Не удалось и начальнику артиллерии правого фланга поразмяться возле своих батарей. Он пал первым под ударами теке. В спутники с собой в дальний мир он взял нескольких офицеров и врача Троицкого. В руках нападавших побывала вся мортирная батарея, но, не зная ей цены, они разметали ее, как негодные горшки, в которых пекут чуреки. Напротив, горное орудие – без замка – они унесли в крепость с большим почетом.
Решившись истребить в эту ночь весь русский отряд, сардар выслал большую силу и против правого фланга редута, которым командовал опытный морской офицер. Неизменно хладнокровный, он решил подпустить врага на возможно близкое расстояние. Его башня молчала, хотя над затравкой каждой пушки тлел пальник, а линии берданок смотрели в упор нападавшим. Три раза подступали теке к башне и три раза отходили с досадой и огорчением. Если бы оттуда послышался хотя один ружейный выстрел, нападающие ринулись бы всей массой; теперь же эти молчаливые жерла наводили необъяснимую панику. Наконец теке решились броситься во что бы то ни стало, но в это самое мгновение стихнул в траншеях боевой клич теке и взамен его полились звуки оркестров.
Штурм правофлангового не состоялся!
Красный Крест и врачи отряда работали в эту ночь не покладая рук, а отец Афанасий, переходя от одного умирающего к другому, припадал к их головам и беспрерывно читал отходные.
Убитых было сто человек!
Строгий артиллерийский огонь в ночь на 29 декабря видело все Самурское, в котором не оставалось и сомнения в сильной неприятельской вылазке. Кому она принесла победу, кому поражение? Сырое туманное утро не позволяло переговариваться гелиограммами, а одиночным джигитам или казакам не представлялось никакой возможности прорваться сквозь толпы рыскавшего неприятеля.
На всякий случай из Самурского вышел резерв, а с ним и Можайский, которого манило в лагерь осады безотчетное стремление к опасности. Подобное стремление свойственно и понятно сурово-любознательным натурам. Навстречу этой колонне показался из-под Голубого Холма кавалерийский отряд с князем Эристовым во главе. Увидев Можайского, он пересел в его экипаж.
– Весь лагерь под беспрерывным боевым огнем, – сообщил он с первого же слова. – У нас нет даже свободной силы для охраны вагенбурга.

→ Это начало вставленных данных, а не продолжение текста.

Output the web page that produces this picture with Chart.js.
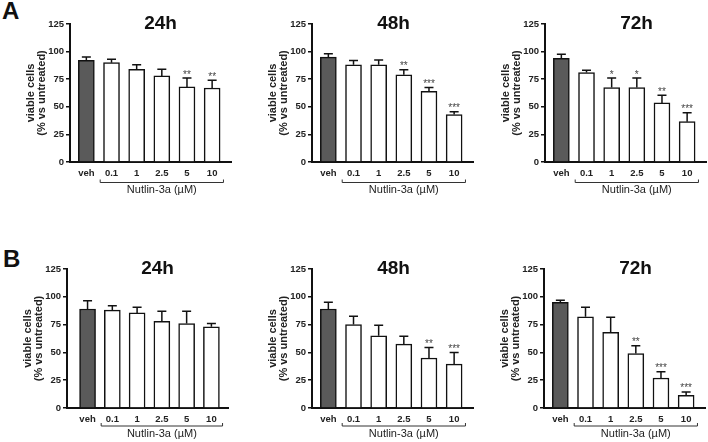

– Что вас так сильно разогрело сегодняшнею ночью?
– Обыкновенное повторение всех наших войн – пренебрежение к неприятелю и потом горькая за то расплата. Не может же командующий следить за каждым шагом. В прошлом году мы двинулись за эти стены, не справившись, что за ними – ковыль-трава или тысячи головорезов. Казалось бы, достаточно и этого горького опыта, а между тем, вероятно, мы и сегодня не заложим секретов на ночь, точно впереди траншей находится для наблюдения за порядком околоточный надзиратель. У нас есть прекрасные фонари для освещение больших пространств, но мы забыли поставить их на место.
– А как велики вчерашние потери?
– Небывалые в Средней Азии! Судите сами: мы потеряли знамя, пушку, пять офицеров и одними убитыми более ста человек. Много голов унесли в крепость – это очень обидно!
– Что говорит Михаил Дмитриевич?
– Молчит. Впрочем, когда мы выступали навстречу вам, то Куропаткин готовился уже к поминкам. Кажется, военный совет решил для поднятая духа в отряде разгромить сегодня все отдельные форты.
В это время свист гранаты вызвал у князя гневное восклицание:
– Подлецы! Нашими же гранатами да нас же и бить!